The major difference from a sitcom is that this show uses multiple angles in one shot. For example, the camera pivots around Marshall’s body as he works, beginning with a close-up of the manual he is using, moving up to incorporate his face, and then moving from his right side, all the way around his back to his left side. What fascinated me the most was that both sides of his face were evenly lit, even though the continuous shot would not have allowed for any lighting positions to be moved. I was most fascinated to learn that dramatic programs do not necessarily use multiple cameras. Did this?

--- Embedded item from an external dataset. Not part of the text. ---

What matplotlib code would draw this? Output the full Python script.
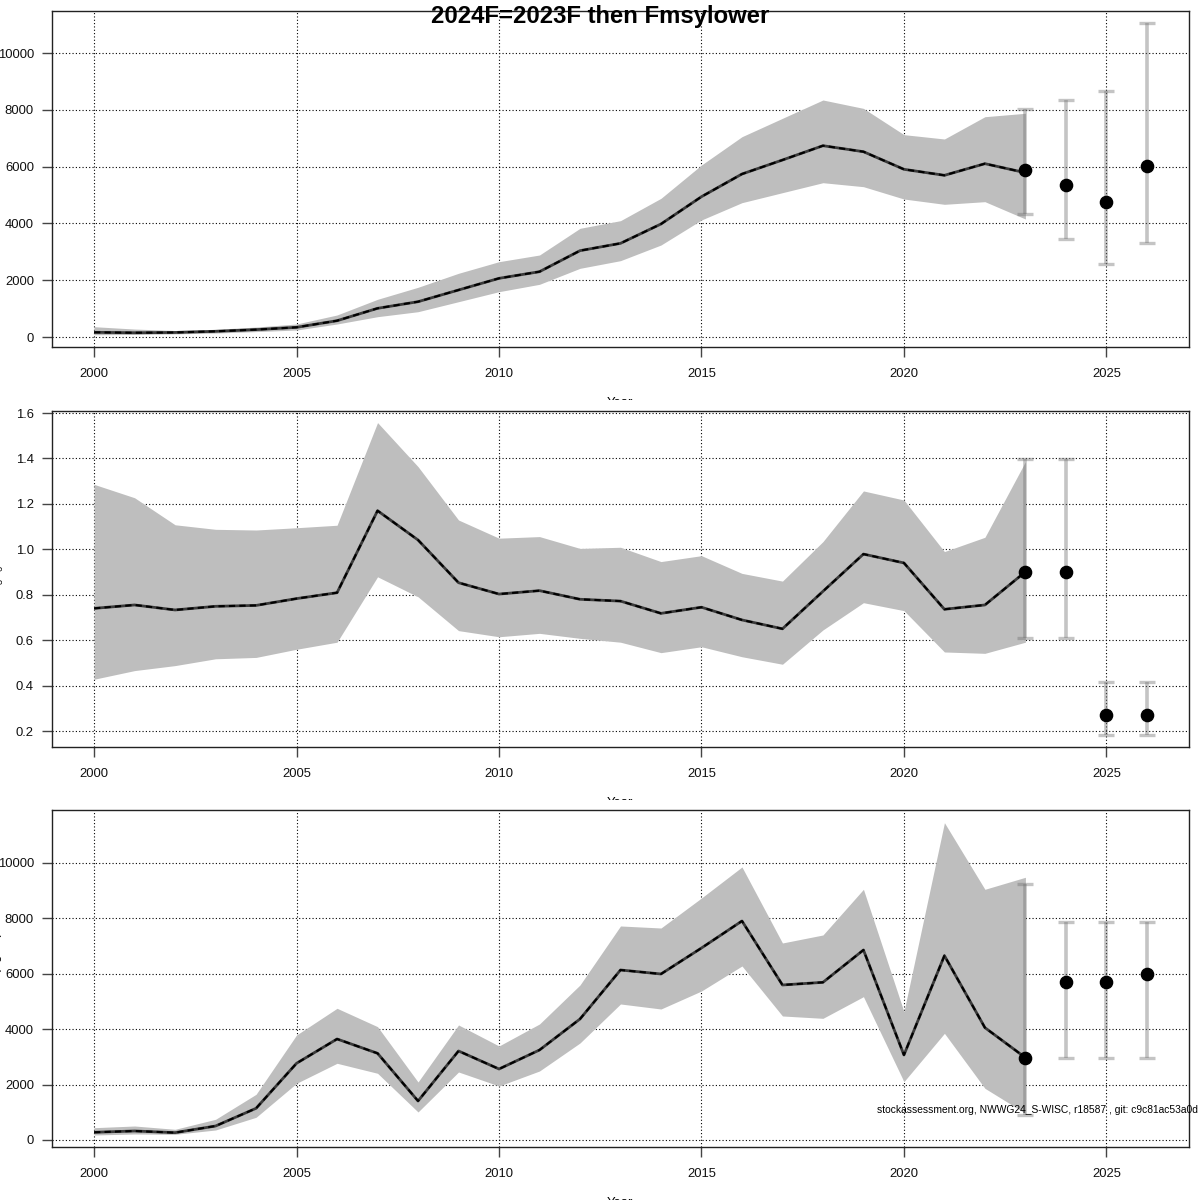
import matplotlib
matplotlib.use("Agg")
import matplotlib.pyplot as plt
from matplotlib.patches import Rectangle
import numpy as np

plt.rcParams['font.family'] = ['Liberation Sans', 'DejaVu Sans']
plt.rcParams['mathtext.fontset'] = 'custom'
plt.rcParams['mathtext.rm'] = 'Liberation Sans'
plt.rcParams['mathtext.it'] = 'Liberation Sans:italic'

title = "2024F=2023F then Fmsylower"
footnote = "stockassessment.org, NWWG24_S-WISC, r18587 , git: c9c81ac53a0d"

years = list(range(2000, 2024))
proj_years = [2023, 2024, 2025, 2026]

# SSB
ssb = [165, 150, 160, 200, 260, 341, 574, 1010, 1243, 1655, 2066, 2300, 3040, 3298,
       3979, 4941, 5739, 6232, 6736, 6525, 5905, 5693, 6103, 5785]
ssb_hi = [363, 280, 230, 270, 350, 458, 775, 1327, 1750, 2243, 2652, 2887, 3827, 4096,
          4883, 6056, 7053, 7700, 8345, 8050, 7125, 6972, 7757, 7877]
ssb_lo = [80, 90, 110, 140, 190, 246, 458, 715, 891, 1243, 1596, 1855, 2418, 2688,
          3239, 4120, 4730, 5082, 5433, 5293, 4859, 4672, 4765, 4155]
ssb_proj = [5870, 5341, 4765, 6021]
ssb_proj_hi = [8017, 8345, 8673, 11067]
ssb_proj_lo = [4320, 3451, 2570, 3310]

# Fbar
fbar = [0.740, 0.755, 0.733, 0.749, 0.753, 0.783, 0.809, 1.170, 1.041, 0.853, 0.803, 0.818,
        0.780, 0.772, 0.718, 0.745, 0.689, 0.650, 0.815, 0.979, 0.940, 0.736, 0.755, 0.901]
fbar_hi = [1.286, 1.227, 1.108, 1.088, 1.085, 1.095, 1.106, 1.558, 1.364, 1.129, 1.049, 1.056,
           1.004, 1.009, 0.946, 0.972, 0.894, 0.860, 1.034, 1.257, 1.217, 0.990, 1.053, 1.386]
fbar_lo = [0.428, 0.466, 0.488, 0.518, 0.524, 0.560, 0.591, 0.879, 0.791, 0.642, 0.615, 0.630,
           0.608, 0.591, 0.545, 0.571, 0.527, 0.494, 0.645, 0.765, 0.730, 0.548, 0.542, 0.591]
fbar_proj = [0.901, 0.901, 0.270, 0.270]
fbar_proj_hi = [1.399, 1.399, 0.417, 0.417]
fbar_proj_lo = [0.610, 0.610, 0.182, 0.182]

# Recruits
rec = [278, 325, 265, 505, 1144, 2769, 3646, 3129, 1408, 3213, 2563, 3249, 4368, 6137,
       5993, 6931, 7906, 5596, 5692, 6859, 3069, 6655, 4055, 2972]
rec_hi = [444, 505, 386, 747, 1649, 3791, 4754, 4091, 2094, 4152, 3394, 4188, 5596, 7726,
          7653, 8736, 9856, 7112, 7401, 9050, 4633, 11455, 9050, 9484]
rec_lo = [180, 217, 205, 361, 819, 2047, 2769, 2408, 1011, 2455, 1949, 2491, 3502, 4910,
          4729, 5379, 6282, 4477, 4392, 5174, 2106, 3851, 1865, 963]
rec_proj = [2972, 5692, 5692, 5981]
rec_proj_hi = [9242, 7870, 7870, 7870]
rec_proj_lo = [903, 2948, 2948, 2948]

xticks = [2000, 2005, 2010, 2015, 2020, 2025]
ssb_ticks = [0, 2000, 4000, 6000, 8000, 10000]
f_ticks = [0.2, 0.4, 0.6, 0.8, 1.0, 1.2, 1.4, 1.6]
rec_ticks = [0, 2000, 4000, 6000, 8000, 10000]

W = 1200.0
fig = plt.figure(figsize=(12, 12), dpi=100)

panels = [
    dict(top=11, bot=347, y=ssb, hi=ssb_hi, lo=ssb_lo, py=ssb_proj, phi=ssb_proj_hi, plo=ssb_proj_lo,
         ticks=ssb_ticks, ylim=(-352, 11479), ylab="SSB", fmt=lambda v: "%d" % v),
    dict(top=411, bot=747, y=fbar, hi=fbar_hi, lo=fbar_lo, py=fbar_proj, phi=fbar_proj_hi, plo=fbar_proj_lo,
         ticks=f_ticks, ylim=(0.1296, 1.609), ylab=r"$\overline{F}_{3-6}$", fmt=lambda v: "%.1f" % v),
    dict(top=810, bot=1147, y=rec, hi=rec_hi, lo=rec_lo, py=rec_proj, phi=rec_proj_hi, plo=rec_proj_lo,
         ticks=rec_ticks, ylim=(-253, 11913), ylab="Recruits (age 2)", fmt=lambda v: "%d" % v),
]

for i, p in enumerate(panels):
    ax = fig.add_axes([52 / W, 1 - p['bot'] / W, (1189 - 52) / W, (p['bot'] - p['top']) / W])
    ax.set_xlim(1998.96, 2027.04)
    ax.set_ylim(*p['ylim'])
    ax.set_xticks(xticks)
    ax.set_yticks(p['ticks'])
    ax.set_yticklabels([p['fmt'](v) for v in p['ticks']])
    for v in xticks:
        ax.axvline(v, color='black', lw=0.8, ls=(0, (1, 2)), zorder=1)
    for v in p['ticks']:
        ax.axhline(v, color='black', lw=0.8, ls=(0, (1, 2)), zorder=1)
    ax.fill_between(years, p['lo'], p['hi'], color='#bebebe', lw=0, zorder=2)
    ax.plot(years, p['y'], color='#3a3a3a', lw=2.0, zorder=3, solid_capstyle='butt')
    ax.plot(years, p['y'], color='black', lw=1.5, ls=(0, (3, 2)), zorder=4)
    yerr = [np.array(p['py']) - np.array(p['plo']), np.array(p['phi']) - np.array(p['py'])]
    ax.errorbar(proj_years, p['py'], yerr=yerr, fmt='none', ecolor=(0.45, 0.45, 0.45, 0.42),
                elinewidth=2.6, capsize=5.6, capthick=2.4, zorder=5)
    ax.plot(proj_years, p['py'], 'o', color='black', ms=8.8, zorder=6)
    for s in ax.spines.values():
        s.set_color('#222222')
        s.set_linewidth(1.0)
    ax.tick_params(axis='both', direction='out', length=7, width=1.0, color='#444444',
                   labelsize=9.4, labelcolor='#111111')
    ax.tick_params(axis='x', pad=8)
    ax.tick_params(axis='y', pad=6)
    # y label (mostly clipped at left edge, like the reference)
    fig.text(-3.5 / W, 1 - (p['top'] + p['bot']) / 2 / W, p['ylab'], rotation=90,
             ha='center', va='center', fontsize=9.4, color='black')
    # x label, clipped at the bottom of the panel's region
    region_bottom = 1 - (i + 1) * 400 / W
    t = fig.text(620 / W, 1 - 397 / W - i * 400 / W, "Year", ha='center', va='top',
                 fontsize=9.4, color='black')
    clip = Rectangle((0, region_bottom + 0.0001), 1, 400 / W, transform=fig.transFigure)
    t.set_clip_path(clip)

fig.text(600 / W, 1 - 17 / W, title, ha='center', va='center', fontsize=17.2,
         fontweight='bold', color='black')
fig.text(877 / W, 1 - 1110 / W, footnote, ha='left', va='center', fontsize=7.4, color='black')

fig.savefig("out.png", dpi=100)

The in-office meetings tend to be darker than a typical office, always maintaining a sense of danger and urgency. The secret meetings are dimly lit, sometimes using only the key light which makes sense as these are covert operations. Something new in this episode is that Syndey’s house is no longer a bright spot in the movie as her best friend/roommate has been killed and replaced by a double. The house is no longer safe, and any conversations with Francie may lead to Sydney’s demise. While they talk, the backlighting dominates, giving the illusion of Francie’s silhouettes from one angle, alternating to a key light on Sydney’s face from a second angle. It’s a lighting representation of good and bad.